Earth Sciences and GIS

Webinars

“Essentials of HPC for new users: A practical example using hydrological models”

Webinar (2023-Oct-31) by Marcos Cunha-Cordeiro & Befekadu Woldegiorgis

Researchers from a variety of disciplines in natural sciences are becoming increasingly interested in High-Performance Computing (HPC). However, factors such as lack of know-how and apparently steep learning curve can hinder new users from moving into HPC. Adopting a workflow to run jobs, monitor their status, and postprocess their outputs can be challenging for new users or for those who have limited experience. This webinar tries to alleviate this issue by illustrating common steps typically required to run jobs in HPC environments. Using a simple yet real hydrological modelling example, the demonstration consists of running a parallel FORTRAN application using R, as well as retrieving and summarizing its results in the Cedar Cluster.
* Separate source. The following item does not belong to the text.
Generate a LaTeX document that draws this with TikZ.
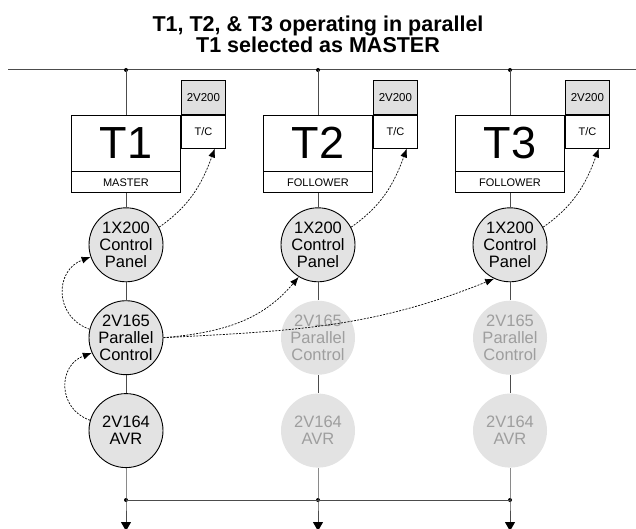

The presentation demonstrates a practical workflow that encompasses:

  • preparing submission scripts,
  • testing parallel-computation jobs before submission,
  • debugging parallel-computation jobs that return an error, and
  • monitoring single or multiple jobs running at a time.

  • PDF slides
  • Sample R code

“Advanced GIS mapping in R”

Webinar (2021-Feb-03) by Marie-Hélène Burle

In this webinar we show how to create inset maps, faceted maps, animated maps, interactive mapping applications, cartograms, raster maps, and bridge over from R to QGIS with packages sf, tmap, raster, leaflet, shiny, ggplot2, ggmap, grid, mapview, cartogram, and qgisprocess.


“Basics of GIS mapping in R”

Webinar (2020-Dec-09) by Marie-Hélène Burle

In this webinar, we introduce simple GIS tasks as well as map production in R using the packages sf and tmap.


“Geospatial analysis with HPC”

Webinar (2019-Dec-11) by Ian Percel

This webinar provides an introduction to basic tools of spatial data analysis and modelling that are available as open source libraries in Python. It consists of two parts: GeoPandas and the parallelization of spatial joins.

The first portion of the talk introduces the core API of GeoPandas and emphasizes how it can be used to link relational data structures to geometric objects that represent spatial subsets. This includes a brief introduction to loading data from geodatabases, mapping, aggregating, spatial filtering, and simple spatial joins. The second portion of the talk focuses on how to implement parallel versions of spatial join operations. This examines alternatives that have been developed in the data science community for providing more efficient handling of GEOS pointers and subclassing Dask DataFrames.